Когда мы спрашиваем у сибиряка и москвича: а как выглядит Россия, то у них в голове формируются разные картины, их воображение работает разными способами, здесь и протекает различие. Поведение русских субэтносов отличается один от другого, именно поэтому сибиряк чувствует свою отдалённость от москвича, также и с остальными. Так почему же каким должен быть русский, а точнее его искусственное подобие: россиянин, определяют жители Москвы и Петербурга? Зачем нужна эта повальная стандартизация и культурный шовинизм. Этот «московский (столичный) шовинизм», к тому же, губит весь интеллектуальный потенциал в регионах. Потому что у их жителей нет права голоса и какой-либо независимой культурной площадки, где можно говорить о сибирской субэтнической идентичности. Почему в образовательной программе новосибирца практически ничего не сказано об его малой родине? Но, при этом, его заставляют прямо зачитываться книгами о городах, которые находятся от него в тысячах километров. А история? В школьной программе о Сибири написано пару абзацев, и это нормально? Если для авторов учебников Россия — это, прежде всего, Москва и Центральная (от московского самомнения, видимо) Россия, то для сибиряка — это Сибирь, её дикая природа, тайга и голая степь западносибирской равнины. А ему рассказывают в учебных заведениях про Петербург и красоты «берёзок подмосковья». 
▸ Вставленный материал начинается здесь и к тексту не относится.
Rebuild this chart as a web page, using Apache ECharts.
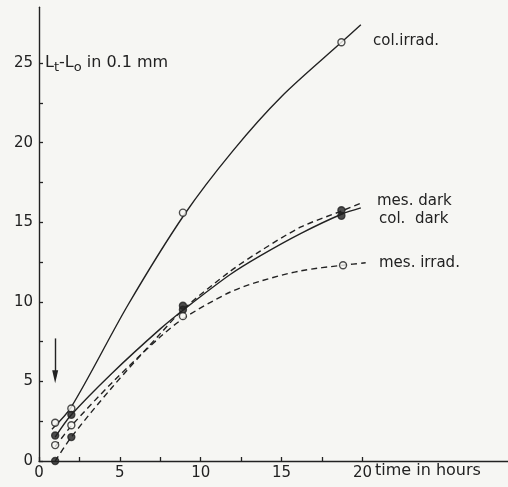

Конечно, тут стоит сразу оговориться, что субэтническая идентичность и уникальность сибиряков сконцентрирована в большей мере в сёлах. А региональные города, особенно построенные в советское время, несут именно массовую, «россиянскую» культуру, абсолютно вторичную и серую. Спроектированные в московских бюро бетонные коробки, зашоренные от зубрежки столичных методичек преподаватели и поставленные на свои должности из других регионов чиновники — апологет серой унитарной постсоветской «России счастливого будущего». 

Регионы не обладают культурной субъектностью, поэтому в них нет естественных субэтнических элит, которые бы могли бы стать голосом народа в своей области. Регионы страдают от своего безмолвия, отрешенности от столичной жизни, которую им пропагандирует, заливая гнетущую вокруг них тишину и пустоту в алкоголе и наркотиках.